> [Exercise directions]: Locate every line below that contains the word "matplotlib" and copy it.

> [Recorded information]:
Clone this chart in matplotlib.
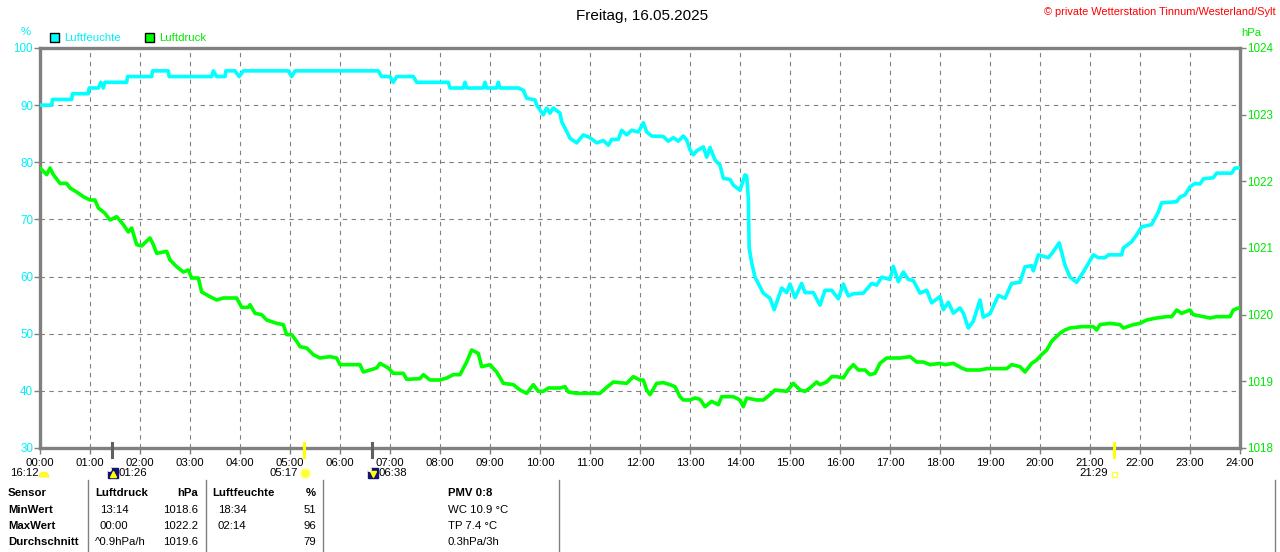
#!/usr/bin/env python3
# Wetterstation Tinnum - Tagesverlauf Luftfeuchte / Luftdruck, 16.05.2025
import matplotlib
matplotlib.use("Agg")
import matplotlib.pyplot as plt
import matplotlib.transforms as mtransforms
from matplotlib.patches import Rectangle, Wedge

plt.rcParams["font.family"] = ["Liberation Sans", "DejaVu Sans"]

# --- data (time in minutes after midnight) ---
hum_t = [0, 14, 15, 38, 39, 58, 59, 70, 73, 76, 78, 104, 105, 134, 135, 154, 155, 206, 208, 212,
         222, 223, 234, 239, 244, 298, 302, 306, 406, 410, 420, 424, 428, 448, 452, 490,
         492, 508, 510, 512, 532, 534, 536, 548, 550, 552, 574, 580, 584, 594, 596, 604,
         608, 612, 616, 624, 626, 632, 636, 644, 652, 660, 668, 676, 682, 686, 694, 698,
         704, 710, 718, 724, 728, 734, 748, 754, 760, 766, 772, 776, 780, 784, 788, 796,
         800, 804, 810, 816, 820, 828, 832, 840, 846, 848, 850, 851, 854, 858, 864, 868,
         876, 881, 890, 896, 900, 906, 914, 918, 928, 936, 942, 950, 958, 964, 970, 976,
         988, 998, 1004, 1010, 1020, 1024, 1030, 1036, 1042, 1048, 1056, 1064, 1070, 1080, 1084, 1090,
         1096, 1104, 1108, 1114, 1120, 1128, 1132, 1140, 1150, 1158, 1166, 1176, 1182, 1190, 1192, 1198,
         1210, 1214, 1223, 1230, 1236, 1244, 1252, 1264, 1270, 1278, 1282, 1298, 1300, 1310, 1316, 1322,
         1334, 1342, 1346, 1364, 1368, 1374, 1380, 1386, 1392, 1396, 1408, 1412, 1430, 1434, 1440]
hum_v = [90, 90, 91, 91, 92, 92, 93, 93, 94, 93, 94, 94, 95, 95, 96, 96, 95, 95, 96, 95,
         95, 96, 96, 95, 96, 96, 95, 96, 96, 95, 95, 94, 95, 95, 94, 94,
         93, 93, 94, 93, 93, 94, 93, 93, 94, 93, 93, 92.6, 91.2, 90.9, 90, 88.3,
         89.5, 88.6, 89.5, 88.6, 87.1, 85.4, 84.2, 83.4, 84.8, 84.3, 83.4, 83.8, 83.0, 84.0, 84.0, 85.6,
         84.8, 85.6, 85.3, 86.9, 85.3, 84.6, 84.5, 83.7, 84.3, 83.7, 84.6, 83.9, 82.2, 81.3, 82.0, 82.7,
         80.9, 82.6, 80.4, 79.5, 77.2, 77.0, 76.0, 75.1, 77.8, 77.6, 73.7, 65.0, 62.4, 59.9, 58.2, 57.1,
         56.2, 54.2, 58.0, 57.2, 58.7, 56.3, 58.8, 57.2, 57.2, 55.0, 57.6, 57.6, 56.1, 58.7, 56.6, 57.0,
         57.1, 58.8, 58.5, 59.9, 59.5, 61.8, 59.1, 60.8, 59.5, 59.3, 57.1, 57.6, 55.4, 56.5, 54.2, 55.5,
         53.6, 54.5, 53.6, 51.0, 52.2, 55.9, 52.9, 53.5, 56.7, 56.2, 58.8, 59.0, 61.7, 61.9, 61.0, 63.8,
         63.3, 64.0, 65.9, 62.0, 59.9, 59.0, 60.8, 63.8, 63.3, 63.3, 63.8, 63.8, 65.0, 66.1, 67.3, 68.7,
         69.1, 71.3, 72.9, 73.1, 73.9, 74.3, 75.7, 76.3, 76.2, 77.1, 77.3, 78.1, 78.1, 79.0, 79.0]

pres_t = [0, 8, 12, 16, 24, 32, 36, 44, 52, 60, 66, 70, 78, 84, 92, 100,
          106, 110, 116, 122, 126, 132, 136, 140, 152, 156, 164, 172, 178, 182, 190, 194,
          204, 212, 220, 228, 236, 242, 250, 252, 258, 266, 272, 284, 292, 296, 302, 308,
          312, 320, 328, 336, 348, 356, 360, 372, 384, 388, 404, 408, 418, 424, 436, 440,
          456, 460, 468, 480, 488, 496, 504, 512, 518, 526, 530, 540, 548, 556, 568, 576,
          584, 592, 598, 604, 610, 624, 630, 634, 644, 672, 680, 688, 704, 712, 720, 724,
          728, 732, 740, 748, 756, 762, 768, 772, 780, 786, 792, 798, 806, 814, 818, 832,
          840, 844, 848, 860, 868, 876, 882, 896, 904, 912, 918, 924, 932, 936, 944, 950,
          956, 964, 970, 976, 982, 990, 996, 1002, 1008, 1016, 1032, 1044, 1052, 1060, 1068, 1080,
          1086, 1096, 1106, 1112, 1128, 1136, 1148, 1160, 1166, 1176, 1182, 1190, 1196, 1202, 1208, 1214,
          1218, 1224, 1230, 1236, 1250, 1264, 1268, 1272, 1284, 1296, 1300, 1312, 1320, 1328, 1340, 1352,
          1358, 1364, 1370, 1380, 1384, 1396, 1404, 1412, 1428, 1432, 1438, 1440]
pres_v = [1022.2, 1022.1, 1022.2, 1022.1, 1021.97, 1021.97, 1021.9, 1021.84, 1021.77, 1021.72, 1021.72, 1021.6, 1021.52, 1021.42, 1021.47, 1021.35,
          1021.24, 1021.3, 1021.05, 1021.03, 1021.08, 1021.15, 1021.05, 1020.92, 1020.95, 1020.82, 1020.72, 1020.64, 1020.67, 1020.55, 1020.55, 1020.34,
          1020.27, 1020.22, 1020.25, 1020.25, 1020.25, 1020.11, 1020.11, 1020.15, 1020.02, 1020.0, 1019.92, 1019.87, 1019.85, 1019.7, 1019.7, 1019.6,
          1019.52, 1019.5, 1019.4, 1019.35, 1019.37, 1019.35, 1019.25, 1019.25, 1019.25, 1019.14, 1019.2, 1019.27, 1019.2, 1019.12, 1019.12, 1019.03,
          1019.04, 1019.1, 1019.02, 1019.02, 1019.05, 1019.1, 1019.1, 1019.29, 1019.47, 1019.42, 1019.22, 1019.25, 1019.14, 1018.97, 1018.95, 1018.87,
          1018.82, 1018.95, 1018.85, 1018.85, 1018.9, 1018.9, 1018.92, 1018.84, 1018.82, 1018.82, 1018.91, 1018.99, 1018.97, 1019.07, 1019.02, 1019.02,
          1018.87, 1018.8, 1018.97, 1018.98, 1018.95, 1018.92, 1018.77, 1018.72, 1018.72, 1018.75, 1018.73, 1018.62, 1018.7, 1018.65, 1018.77, 1018.77,
          1018.72, 1018.62, 1018.75, 1018.72, 1018.72, 1018.8, 1018.87, 1018.85, 1018.97, 1018.87, 1018.85, 1018.9, 1018.99, 1018.95, 1018.99, 1019.07,
          1019.07, 1019.05, 1019.17, 1019.25, 1019.17, 1019.17, 1019.1, 1019.12, 1019.27, 1019.35, 1019.35, 1019.37, 1019.29, 1019.29, 1019.25, 1019.27,
          1019.25, 1019.27, 1019.2, 1019.17, 1019.17, 1019.19, 1019.19, 1019.19, 1019.25, 1019.22, 1019.14, 1019.27, 1019.32, 1019.4, 1019.47, 1019.6,
          1019.65, 1019.72, 1019.77, 1019.8, 1019.82, 1019.82, 1019.77, 1019.85, 1019.87, 1019.85, 1019.8, 1019.85, 1019.87, 1019.92, 1019.95, 1019.97,
          1019.97, 1020.07, 1020.02, 1020.07, 1020.0, 1019.97, 1019.95, 1019.97, 1019.97, 1020.07, 1020.1, 1020.1]

hour_labels = [f"{h:02d}:00" for h in range(25)]

# sun / moon events shown on the time axis
event_times = [86, 317, 398, 1289]          # 01:26, 05:17, 06:38, 21:29
event_labels = ["01:26", "05:17", "06:38", "21:29"]
event_kinds = ["moonrise", "sunrise", "moonset", "sunset"]
prev_event_label = "16:12"

# statistics table
table_head = ["Sensor", "Luftdruck", "hPa", "Luftfeuchte", "%"]
row_names = ["MinWert", "MaxWert", "Durchschnitt"]
pres_when = ["13:14", "00:00", "^0.9hPa/h"]
pres_stat = ["1018.6", "1022.2", "1019.6"]
hum_when = ["18:34", "02:14", ""]
hum_stat = ["51", "96", "79"]
extra_head = "PMV 0:8"
extra_rows = ["WC 10.9 °C", "TP 7.4 °C", "0.3hPa/3h"]

CYAN, CYAN_T = "#00ffff", "#00f0f8"
GREEN, GREEN_T = "#00ff00", "#00e800"
GRAY = "#808080"
FS = 8.2

fig = plt.figure(figsize=(12.8, 5.52), dpi=100)
fig.patch.set_facecolor("white")
ax = fig.add_axes([40 / 1280, 104 / 552, 1200 / 1280, 400 / 552])
ax2 = ax.twinx()

ax.plot(hum_t, hum_v, color=CYAN, lw=2.6, zorder=3)
ax2.plot(pres_t, pres_v, color=GREEN, lw=2.6, zorder=3)

ax.set_xlim(0, 1440)
ax.set_ylim(30, 100)
ax2.set_ylim(1018, 1024)
ax.set_xticks(range(0, 1441, 60))
ax.set_xticklabels(hour_labels)
ax.set_yticks(range(30, 101, 10))
ax2.set_yticks(range(1018, 1025))

ax.set_axisbelow(True)
ax.grid(True, color=GRAY, ls=(0, (4, 4)), lw=0.8)
for s in ax.spines.values():
    s.set_color(GRAY)
    s.set_linewidth(2.4)
for s in ax2.spines.values():
    s.set_visible(False)

ax.tick_params(axis="y", length=4, width=1, color=GRAY, labelcolor=CYAN_T, labelsize=8.4, pad=1)
ax.tick_params(axis="x", length=4, width=1, color=GRAY, labelcolor="black", labelsize=FS, pad=3)
ax2.tick_params(axis="y", length=4, width=1, color=GRAY, labelcolor=GREEN_T, labelsize=8.4, pad=1)

# event ticks and icons on the time axis
trans = ax.get_xaxis_transform()
for t, lab, kind in zip(event_times, event_labels, event_kinds):
    is_sun = kind.startswith("sun")
    ax.plot([t, t], [-0.0225, 0.0125], transform=trans, clip_on=False,
            color="#ffff00" if is_sun else "#606060", lw=2.2, zorder=6)
    icon = mtransforms.offset_copy(trans, fig=fig, x=1, y=-25, units="dots")
    if kind == "moonrise" or kind == "moonset":
        ax.plot([t], [0], transform=icon, marker="s", ms=7.5, mfc="#141470", mec="#141470", clip_on=False)
        ax.plot([t], [0], transform=mtransforms.offset_copy(trans, fig=fig, x=1, y=-26, units="dots"),
                marker="^" if kind == "moonrise" else "v", ms=4.5, mfc="#ffff00", mec="#ffff00", clip_on=False)
        ax.plot([t], [0], transform=mtransforms.offset_copy(trans, fig=fig, x=-3, y=-21, units="dots"),
                marker="o", ms=2.5, mfc="white", mec="white", clip_on=False)
        ax.annotate(lab, xy=(t, 0), xycoords=trans, xytext=(7, -25), textcoords="offset pixels",
                    ha="left", va="center", fontsize=FS, annotation_clip=False)
    elif kind == "sunrise":
        ax.plot([t], [0], transform=icon, marker=(12, 1, 0), ms=8, mfc="#ffffa0", mec="#ffff80", clip_on=False)
        ax.plot([t], [0], transform=icon, marker="o", ms=4.5, mfc="#ffff30", mec="#ffff30", clip_on=False)
        ax.annotate(lab, xy=(t, 0), xycoords=trans, xytext=(-6, -25), textcoords="offset pixels",
                    ha="right", va="center", fontsize=FS, annotation_clip=False)
    else:
        ax.plot([t], [0], transform=mtransforms.offset_copy(trans, fig=fig, x=0, y=-26, units="dots"),
                marker="s", ms=3.6, mfc="white", mec="#ffff40", mew=1, clip_on=False)
        ax.annotate(lab, xy=(t, 0), xycoords=trans, xytext=(-6, -25), textcoords="offset pixels",
                    ha="right", va="center", fontsize=FS, annotation_clip=False)

# overlay in pixel coordinates for header, legend and table
ov = fig.add_axes([0, 0, 1, 1])
ov.set_xlim(0, 1280)
ov.set_ylim(552, 0)
ov.axis("off")
ov.patch.set_alpha(0)

ov.text(642, 16, "Freitag, 16.05.2025", ha="center", va="center", fontsize=11)
ov.text(1276, 12, "© private Wetterstation Tinnum/Westerland/Sylt", ha="right", va="center",
        fontsize=7.9, color="red")
ov.text(26, 32, "%", ha="center", va="center", fontsize=FS, color=CYAN_T)
ov.text(1241, 33, "hPa", ha="left", va="center", fontsize=FS, color=GREEN_T)

ov.add_patch(Rectangle((50, 33), 9, 9, fc=CYAN, ec="black", lw=1))
ov.text(64, 38, "Luftfeuchte", ha="left", va="center", fontsize=FS, color=CYAN_T)
ov.add_patch(Rectangle((145, 33), 9, 9, fc=GREEN, ec="black", lw=1))
ov.text(159, 38, "Luftdruck", ha="left", va="center", fontsize=FS, color=GREEN_T)

ov.text(10, 473, prev_event_label, ha="left", va="center", fontsize=FS)
ov.add_patch(Wedge((44, 477), 5, 180, 360, fc="#ffff30", ec="#ffee00", lw=0.5))

# table
rows_y = [510, 526, 542]
ov.text(8, 493, table_head[0], fontsize=FS, fontweight="bold", va="center")
ov.text(95, 493, table_head[1], fontsize=FS, fontweight="bold", va="center")
ov.text(198, 493, table_head[2], fontsize=FS, fontweight="bold", va="center", ha="right")
ov.text(212, 493, table_head[3], fontsize=FS, fontweight="bold", va="center")
ov.text(316, 493, table_head[4], fontsize=FS, fontweight="bold", va="center", ha="right")
for i, y in enumerate(rows_y):
    ov.text(8, y, row_names[i], fontsize=FS, fontweight="bold", va="center")
    wx = 95 if pres_when[i].startswith("^") else 100
    ov.text(wx, y, pres_when[i], fontsize=FS, va="center")
    ov.text(198, y, pres_stat[i], fontsize=FS, va="center", ha="right")
    ov.text(218, y, hum_when[i], fontsize=FS, va="center")
    ov.text(316, y, hum_stat[i], fontsize=FS, va="center", ha="right")
    ov.text(448, y, extra_rows[i], fontsize=FS, va="center")
ov.text(448, 493, extra_head, fontsize=FS, fontweight="bold", va="center")
for x in [88, 206, 323, 559, 1275]:
    ov.plot([x, x], [480, 552], color=GRAY, lw=1)

fig.savefig("out.png", dpi=100, facecolor="white")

> [Task solution]:
Clone this chart in matplotlib.
import matplotlib
matplotlib.use("Agg")
import matplotlib.pyplot as plt
import matplotlib.transforms as mtransforms
from matplotlib.patches import Rectangle, Wedge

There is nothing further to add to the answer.